Leave out the pictures and repeat the data exactly.
— START OF GIVEN MATERIAL —
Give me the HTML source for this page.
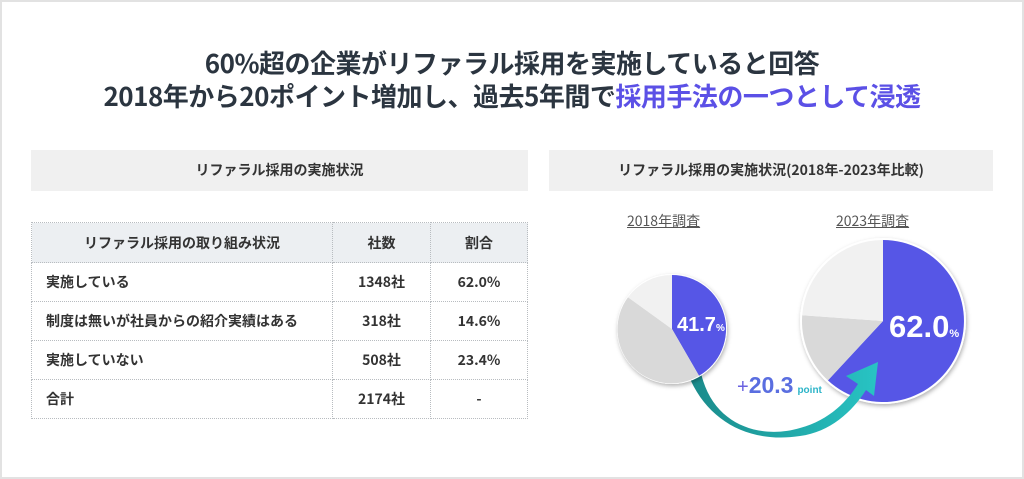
<!DOCTYPE html>
<html><head><meta charset="utf-8"><style>
*{margin:0;padding:0;box-sizing:border-box}
body{width:1024px;height:479px;background:#fff;font-family:"Liberation Sans","Noto Sans CJK JP",sans-serif;color:#2b3540;position:relative;overflow:hidden}
.frame{position:absolute;left:0;top:0;width:1024px;height:479px;border:2px solid #e2e2e2}
.t{position:absolute;left:0;width:1024px;text-align:center;font-weight:bold;font-size:26px;letter-spacing:-0.5px;font-family:"Noto Sans CJK JP",sans-serif}
.hb{position:absolute;top:150px;height:41px;background:#f0f0f0;font-size:14px;font-weight:bold;text-align:center;line-height:41px;font-family:"Noto Sans CJK JP",sans-serif;color:#333}
table{position:absolute;left:31px;top:222px;width:497px;border-collapse:collapse;font-family:"Noto Sans CJK JP",sans-serif;font-size:14px;font-weight:bold;color:#333}
td{border:1px dotted #b8bcc0;height:39px;padding:0 14px}
tr.h td{background:#eceff2;text-align:center;height:40px}
td.c{text-align:center}
.lab{position:absolute;font-size:14px;color:#555;text-decoration:underline;font-family:"Noto Sans CJK JP",sans-serif}
</style></head><body>
<div class="frame"></div>
<div class="t" style="top:44px">60%超の企業がリファラル採用を実施していると回答</div>
<div class="t" style="top:77px">2018年から20ポイント増加し、過去5年間で<span style="color:#5b50e6">採用手法の一つとして浸透</span></div>
<div class="hb" style="left:31px;width:497px">リファラル採用の実施状況</div>
<div class="hb" style="left:549px;width:444px">リファラル採用の実施状況(2018年-2023年比較)</div>
<table>
<tr class="h"><td>リファラル採用の取り組み状況</td><td style="width:98px">社数</td><td style="width:97px">割合</td></tr>
<tr><td>実施している</td><td class="c">1348社</td><td class="c">62.0%</td></tr>
<tr><td>制度は無いが社員からの紹介実績はある</td><td class="c">318社</td><td class="c">14.6%</td></tr>
<tr><td>実施していない</td><td class="c">508社</td><td class="c">23.4%</td></tr>
<tr><td>合計</td><td class="c">2174社</td><td class="c">-</td></tr>
</table>
<div class="lab" style="left:627px;top:211px">2018年調査</div>
<div class="lab" style="left:836px;top:211px">2023年調査</div>
<svg width="1024" height="479" style="position:absolute;left:0;top:0">
<defs>
<linearGradient id="g" x1="0" x2="1" y1="0" y2="0"><stop offset="0" stop-color="#1a8a8a"/><stop offset="1" stop-color="#28c4c4"/></linearGradient>
<filter id="s" x="-20%" y="-20%" width="140%" height="140%"><feDropShadow dx="1" dy="2" stdDeviation="2" flood-opacity="0.3"/></filter>
</defs>
<g filter="url(#s)">
<circle cx="883" cy="321" r="83" fill="#fff"/>
<path d="M883,321 L883,240 A81,81 0 1 1 827.9,380.4 Z" fill="#5757e6"/>
<path d="M883,321 L827.9,380.4 A81,81 0 0 1 802.2,315.3 Z" fill="#d9d9d9"/>
<path d="M883,321 L802.2,315.3 A81,81 0 0 1 883,240 Z" fill="#f1f1f1"/>
</g>
<path d="M700,368 C710,425 760,440 800,428 C830,420 848,400 858,384 L846,376 L878,362 L874,396 L866,390 C852,412 830,432 800,436 C748,444 706,420 688,374 Z" fill="url(#g)"/>
<g filter="url(#s)">
<circle cx="672" cy="329" r="55" fill="#fff"/>
<path d="M672,329 L672,275 A54,54 0 0 1 699,375.8 Z" fill="#5757e6"/>
<path d="M672,329 L699,375.8 A54,54 0 0 1 628,297.3 Z" fill="#d9d9d9"/>
<path d="M672,329 L628,297.3 A54,54 0 0 1 672,275 Z" fill="#f1f1f1"/>
</g>
<text x="677" y="331" fill="#fff" font-size="20" font-weight="bold" font-family="Liberation Sans,sans-serif">41.7<tspan font-size="10">%</tspan></text>
<text x="889" y="337" fill="#fff" font-size="31" font-weight="bold" font-family="Liberation Sans,sans-serif">62.0<tspan font-size="11">%</tspan></text>
<text x="737" y="393" font-family="Liberation Sans,sans-serif" font-weight="bold"><tspan fill="#6a62e0" font-size="20" font-weight="normal">+</tspan><tspan fill="#5a6ee0" font-size="23">20.3</tspan><tspan fill="#2cb4c8" font-size="10" dx="4">point</tspan></text>
</svg>
</body></html>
— END OF GIVEN MATERIAL —
ANSWER FOR THE TASK |
Give me the HTML source for this page.
<!DOCTYPE html>
<html><head><meta charset="utf-8"><style>
*{margin:0;padding:0;box-sizing:border-box}
body{width:1024px;height:479px;background:#fff;font-family:"Liberation Sans","Noto Sans CJK JP",sans-serif;color:#2b3540;position:relative;overflow:hidden}
.frame{position:absolute;left:0;top:0;width:1024px;height:479px;border:2px solid #e2e2e2}
.t{position:absolute;left:0;width:1024px;text-align:center;font-weight:bold;font-size:26px;letter-spacing:-0.5px;font-family:"Noto Sans CJK JP",sans-serif}
.hb{position:absolute;top:150px;height:41px;background:#f0f0f0;font-size:14px;font-weight:bold;text-align:center;line-height:41px;font-family:"Noto Sans CJK JP",sans-serif;color:#333}
table{position:absolute;left:31px;top:222px;width:497px;border-collapse:collapse;font-family:"Noto Sans CJK JP",sans-serif;font-size:14px;font-weight:bold;color:#333}
td{border:1px dotted #b8bcc0;height:39px;padding:0 14px}
tr.h td{background:#eceff2;text-align:center;height:40px}
td.c{text-align:center}
.lab{position:absolute;font-size:14px;color:#555;text-decoration:underline;font-family:"Noto Sans CJK JP",sans-serif}
</style></head><body>
<div class="frame"></div>
<div class="t" style="top:44px">60%超の企業がリファラル採用を実施していると回答</div>
<div class="t" style="top:77px">2018年から20ポイント増加し、過去5年間で<span style="color:#5b50e6">採用手法の一つとして浸透</span></div>
<div class="hb" style="left:31px;width:497px">リファラル採用の実施状況</div>
<div class="hb" style="left:549px;width:444px">リファラル採用の実施状況(2018年-2023年比較)</div>
<table>
<tr class="h"><td>リファラル採用の取り組み状況</td><td style="width:98px">社数</td><td style="width:97px">割合</td></tr>
<tr><td>実施している</td><td class="c">1348社</td><td class="c">62.0%</td></tr>
<tr><td>制度は無いが社員からの紹介実績はある</td><td class="c">318社</td><td class="c">14.6%</td></tr>
<tr><td>実施していない</td><td class="c">508社</td><td class="c">23.4%</td></tr>
<tr><td>合計</td><td class="c">2174社</td><td class="c">-</td></tr>
</table>
<div class="lab" style="left:627px;top:211px">2018年調査</div>
<div class="lab" style="left:836px;top:211px">2023年調査</div>
<svg width="1024" height="479" style="position:absolute;left:0;top:0">
<defs>
<linearGradient id="g" x1="0" x2="1" y1="0" y2="0"><stop offset="0" stop-color="#1a8a8a"/><stop offset="1" stop-color="#28c4c4"/></linearGradient>
<filter id="s" x="-20%" y="-20%" width="140%" height="140%"><feDropShadow dx="1" dy="2" stdDeviation="2" flood-opacity="0.3"/></filter>
</defs>
<g filter="url(#s)">
<circle cx="883" cy="321" r="83" fill="#fff"/>
<path d="M883,321 L883,240 A81,81 0 1 1 827.9,380.4 Z" fill="#5757e6"/>
<path d="M883,321 L827.9,380.4 A81,81 0 0 1 802.2,315.3 Z" fill="#d9d9d9"/>
<path d="M883,321 L802.2,315.3 A81,81 0 0 1 883,240 Z" fill="#f1f1f1"/>
</g>
<path d="M700,368 C710,425 760,440 800,428 C830,420 848,400 858,384 L846,376 L878,362 L874,396 L866,390 C852,412 830,432 800,436 C748,444 706,420 688,374 Z" fill="url(#g)"/>
<g filter="url(#s)">
<circle cx="672" cy="329" r="55" fill="#fff"/>
<path d="M672,329 L672,275 A54,54 0 0 1 699,375.8 Z" fill="#5757e6"/>
<path d="M672,329 L699,375.8 A54,54 0 0 1 628,297.3 Z" fill="#d9d9d9"/>
<path d="M672,329 L628,297.3 A54,54 0 0 1 672,275 Z" fill="#f1f1f1"/>
</g>
<text x="677" y="331" fill="#fff" font-size="20" font-weight="bold" font-family="Liberation Sans,sans-serif">41.7<tspan font-size="10">%</tspan></text>
<text x="889" y="337" fill="#fff" font-size="31" font-weight="bold" font-family="Liberation Sans,sans-serif">62.0<tspan font-size="11">%</tspan></text>
<text x="737" y="393" font-family="Liberation Sans,sans-serif" font-weight="bold"><tspan fill="#6a62e0" font-size="20" font-weight="normal">+</tspan><tspan fill="#5a6ee0" font-size="23">20.3</tspan><tspan fill="#2cb4c8" font-size="10" dx="4">point</tspan></text>
</svg>
</body></html>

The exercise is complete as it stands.